What is expected: Gather all lines in the data that hold the string "this".
---
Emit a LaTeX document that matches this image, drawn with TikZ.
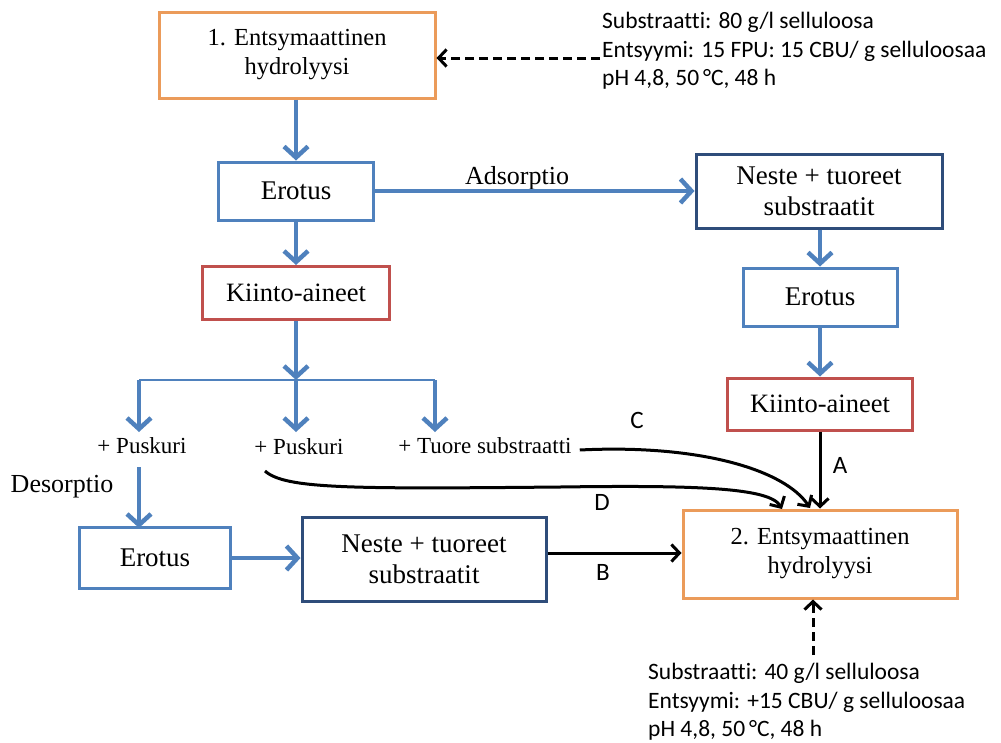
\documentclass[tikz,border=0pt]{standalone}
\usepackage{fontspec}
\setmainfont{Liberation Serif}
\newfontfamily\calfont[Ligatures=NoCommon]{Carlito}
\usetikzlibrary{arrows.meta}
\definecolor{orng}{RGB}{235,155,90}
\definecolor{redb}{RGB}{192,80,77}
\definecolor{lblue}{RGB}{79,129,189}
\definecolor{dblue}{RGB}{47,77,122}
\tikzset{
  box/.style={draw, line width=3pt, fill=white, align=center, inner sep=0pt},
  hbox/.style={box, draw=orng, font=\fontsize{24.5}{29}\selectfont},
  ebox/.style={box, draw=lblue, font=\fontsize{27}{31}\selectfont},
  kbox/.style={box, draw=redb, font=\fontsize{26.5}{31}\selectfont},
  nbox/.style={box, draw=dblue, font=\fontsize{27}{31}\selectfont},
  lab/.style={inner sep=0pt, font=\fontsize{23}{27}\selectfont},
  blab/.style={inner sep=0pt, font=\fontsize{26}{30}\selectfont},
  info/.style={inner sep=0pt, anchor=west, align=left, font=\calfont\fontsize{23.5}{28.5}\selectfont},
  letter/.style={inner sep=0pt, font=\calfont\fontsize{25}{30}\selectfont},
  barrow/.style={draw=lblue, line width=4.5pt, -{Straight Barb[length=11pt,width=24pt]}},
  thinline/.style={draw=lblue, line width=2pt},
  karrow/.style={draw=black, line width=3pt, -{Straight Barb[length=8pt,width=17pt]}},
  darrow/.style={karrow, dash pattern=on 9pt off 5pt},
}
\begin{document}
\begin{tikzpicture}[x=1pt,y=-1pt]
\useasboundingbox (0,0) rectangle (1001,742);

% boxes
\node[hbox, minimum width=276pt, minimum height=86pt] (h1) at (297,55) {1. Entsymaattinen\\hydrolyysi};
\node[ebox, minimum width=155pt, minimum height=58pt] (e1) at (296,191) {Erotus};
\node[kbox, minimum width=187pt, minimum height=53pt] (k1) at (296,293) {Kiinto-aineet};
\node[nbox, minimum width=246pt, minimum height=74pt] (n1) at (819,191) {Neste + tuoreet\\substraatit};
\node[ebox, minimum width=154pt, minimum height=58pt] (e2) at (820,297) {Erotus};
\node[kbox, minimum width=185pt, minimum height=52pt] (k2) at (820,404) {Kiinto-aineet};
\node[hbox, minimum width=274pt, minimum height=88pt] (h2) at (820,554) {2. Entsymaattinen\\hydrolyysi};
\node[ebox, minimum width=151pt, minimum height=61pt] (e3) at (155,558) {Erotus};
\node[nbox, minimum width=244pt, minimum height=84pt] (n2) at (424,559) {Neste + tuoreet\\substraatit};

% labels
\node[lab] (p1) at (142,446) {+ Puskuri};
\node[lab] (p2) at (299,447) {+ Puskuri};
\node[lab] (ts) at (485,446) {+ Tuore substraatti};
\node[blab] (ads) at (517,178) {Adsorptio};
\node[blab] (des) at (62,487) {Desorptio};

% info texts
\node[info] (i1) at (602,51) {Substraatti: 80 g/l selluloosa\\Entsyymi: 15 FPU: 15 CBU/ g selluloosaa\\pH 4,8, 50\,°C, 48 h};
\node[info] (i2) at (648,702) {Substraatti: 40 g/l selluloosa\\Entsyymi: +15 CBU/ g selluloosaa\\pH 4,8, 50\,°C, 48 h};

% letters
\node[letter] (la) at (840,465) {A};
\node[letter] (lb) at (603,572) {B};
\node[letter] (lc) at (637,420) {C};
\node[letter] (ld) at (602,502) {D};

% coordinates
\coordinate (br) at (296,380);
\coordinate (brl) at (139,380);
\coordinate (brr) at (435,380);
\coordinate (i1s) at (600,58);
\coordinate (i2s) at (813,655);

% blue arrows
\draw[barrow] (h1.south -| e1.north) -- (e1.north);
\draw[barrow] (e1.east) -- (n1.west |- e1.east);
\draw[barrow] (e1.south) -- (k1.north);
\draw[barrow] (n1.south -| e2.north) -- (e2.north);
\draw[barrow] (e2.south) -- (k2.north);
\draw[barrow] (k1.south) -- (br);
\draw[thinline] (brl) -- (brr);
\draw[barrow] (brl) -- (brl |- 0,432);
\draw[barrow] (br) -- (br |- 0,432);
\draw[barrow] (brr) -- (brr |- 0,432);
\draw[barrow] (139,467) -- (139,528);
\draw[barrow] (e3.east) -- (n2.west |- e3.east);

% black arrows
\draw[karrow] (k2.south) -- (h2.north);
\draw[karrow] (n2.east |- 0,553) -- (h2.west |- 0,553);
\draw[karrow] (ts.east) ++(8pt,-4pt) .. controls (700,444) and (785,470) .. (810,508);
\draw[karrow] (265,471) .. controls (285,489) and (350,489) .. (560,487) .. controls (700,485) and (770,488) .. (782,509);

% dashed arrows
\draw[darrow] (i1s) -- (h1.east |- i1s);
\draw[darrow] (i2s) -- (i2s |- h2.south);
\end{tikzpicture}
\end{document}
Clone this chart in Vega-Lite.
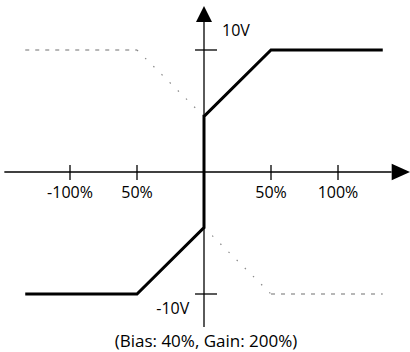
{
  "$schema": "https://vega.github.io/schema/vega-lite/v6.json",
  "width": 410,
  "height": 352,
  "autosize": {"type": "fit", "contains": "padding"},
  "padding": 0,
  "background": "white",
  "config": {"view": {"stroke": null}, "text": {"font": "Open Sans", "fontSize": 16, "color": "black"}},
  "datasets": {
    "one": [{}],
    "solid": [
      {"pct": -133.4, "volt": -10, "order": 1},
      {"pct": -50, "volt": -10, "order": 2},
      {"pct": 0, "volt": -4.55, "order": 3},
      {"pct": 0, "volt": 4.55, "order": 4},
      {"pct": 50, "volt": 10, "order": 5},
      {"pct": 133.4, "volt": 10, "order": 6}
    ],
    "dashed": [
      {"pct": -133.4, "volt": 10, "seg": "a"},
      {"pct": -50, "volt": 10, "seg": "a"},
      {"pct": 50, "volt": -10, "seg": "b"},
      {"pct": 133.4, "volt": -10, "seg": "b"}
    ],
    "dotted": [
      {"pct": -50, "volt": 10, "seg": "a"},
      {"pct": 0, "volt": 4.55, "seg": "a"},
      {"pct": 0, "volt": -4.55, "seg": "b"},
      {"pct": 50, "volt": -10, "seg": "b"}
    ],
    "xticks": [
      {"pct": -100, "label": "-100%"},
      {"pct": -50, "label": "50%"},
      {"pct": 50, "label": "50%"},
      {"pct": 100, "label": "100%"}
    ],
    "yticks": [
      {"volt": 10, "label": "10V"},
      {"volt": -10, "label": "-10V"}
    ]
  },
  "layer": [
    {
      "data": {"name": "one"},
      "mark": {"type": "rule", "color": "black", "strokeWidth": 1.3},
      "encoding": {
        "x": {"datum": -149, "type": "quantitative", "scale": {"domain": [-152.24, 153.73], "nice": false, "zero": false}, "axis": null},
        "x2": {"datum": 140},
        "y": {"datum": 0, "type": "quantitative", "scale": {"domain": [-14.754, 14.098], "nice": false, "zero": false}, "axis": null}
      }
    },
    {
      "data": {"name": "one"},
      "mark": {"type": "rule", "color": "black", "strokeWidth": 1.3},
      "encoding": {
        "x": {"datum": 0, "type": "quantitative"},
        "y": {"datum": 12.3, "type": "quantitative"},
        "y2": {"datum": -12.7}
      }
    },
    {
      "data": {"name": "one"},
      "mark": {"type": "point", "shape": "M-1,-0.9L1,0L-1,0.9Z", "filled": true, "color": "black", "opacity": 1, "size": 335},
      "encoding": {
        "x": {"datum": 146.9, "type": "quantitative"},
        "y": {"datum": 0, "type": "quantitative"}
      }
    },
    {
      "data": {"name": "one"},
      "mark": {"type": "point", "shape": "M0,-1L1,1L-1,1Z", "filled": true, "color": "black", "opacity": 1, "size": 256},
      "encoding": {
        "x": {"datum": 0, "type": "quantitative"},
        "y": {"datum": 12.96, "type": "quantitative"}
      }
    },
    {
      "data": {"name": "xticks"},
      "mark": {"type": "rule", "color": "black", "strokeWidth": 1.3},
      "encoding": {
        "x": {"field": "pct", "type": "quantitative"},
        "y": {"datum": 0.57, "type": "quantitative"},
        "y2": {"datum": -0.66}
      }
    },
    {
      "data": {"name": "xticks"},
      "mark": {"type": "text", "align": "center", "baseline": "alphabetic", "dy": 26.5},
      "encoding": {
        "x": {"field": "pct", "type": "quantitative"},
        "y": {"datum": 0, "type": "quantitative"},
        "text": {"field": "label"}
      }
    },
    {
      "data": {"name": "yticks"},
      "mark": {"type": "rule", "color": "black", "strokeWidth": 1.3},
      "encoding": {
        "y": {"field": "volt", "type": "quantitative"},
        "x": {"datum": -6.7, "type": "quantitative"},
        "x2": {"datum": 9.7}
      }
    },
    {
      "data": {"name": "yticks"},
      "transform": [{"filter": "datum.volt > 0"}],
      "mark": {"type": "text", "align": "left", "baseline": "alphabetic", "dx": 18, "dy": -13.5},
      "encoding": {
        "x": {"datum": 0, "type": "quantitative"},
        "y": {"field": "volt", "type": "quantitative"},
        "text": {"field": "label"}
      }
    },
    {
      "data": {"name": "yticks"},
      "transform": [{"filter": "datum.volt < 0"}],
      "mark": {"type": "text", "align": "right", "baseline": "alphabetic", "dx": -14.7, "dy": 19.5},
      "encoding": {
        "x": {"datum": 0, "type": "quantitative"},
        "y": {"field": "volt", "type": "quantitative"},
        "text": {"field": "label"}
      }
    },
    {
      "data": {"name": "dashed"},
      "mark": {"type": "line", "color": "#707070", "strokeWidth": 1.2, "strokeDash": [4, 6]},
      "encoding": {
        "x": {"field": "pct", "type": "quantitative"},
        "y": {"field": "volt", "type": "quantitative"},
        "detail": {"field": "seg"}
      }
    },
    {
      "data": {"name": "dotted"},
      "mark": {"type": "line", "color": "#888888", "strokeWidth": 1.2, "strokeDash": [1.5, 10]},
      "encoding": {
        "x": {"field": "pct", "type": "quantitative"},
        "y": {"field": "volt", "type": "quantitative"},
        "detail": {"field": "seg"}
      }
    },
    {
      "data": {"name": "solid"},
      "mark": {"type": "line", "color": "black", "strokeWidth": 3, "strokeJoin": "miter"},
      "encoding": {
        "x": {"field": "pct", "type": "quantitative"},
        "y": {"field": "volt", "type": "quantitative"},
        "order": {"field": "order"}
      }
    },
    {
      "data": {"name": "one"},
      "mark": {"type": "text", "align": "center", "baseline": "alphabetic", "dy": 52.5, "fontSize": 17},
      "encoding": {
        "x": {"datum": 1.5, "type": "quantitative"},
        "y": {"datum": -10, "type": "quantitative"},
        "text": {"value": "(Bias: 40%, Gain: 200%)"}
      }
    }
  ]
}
---
Response below:
Emit a LaTeX document that matches this image, drawn with TikZ.
Clone this chart in Vega-Lite.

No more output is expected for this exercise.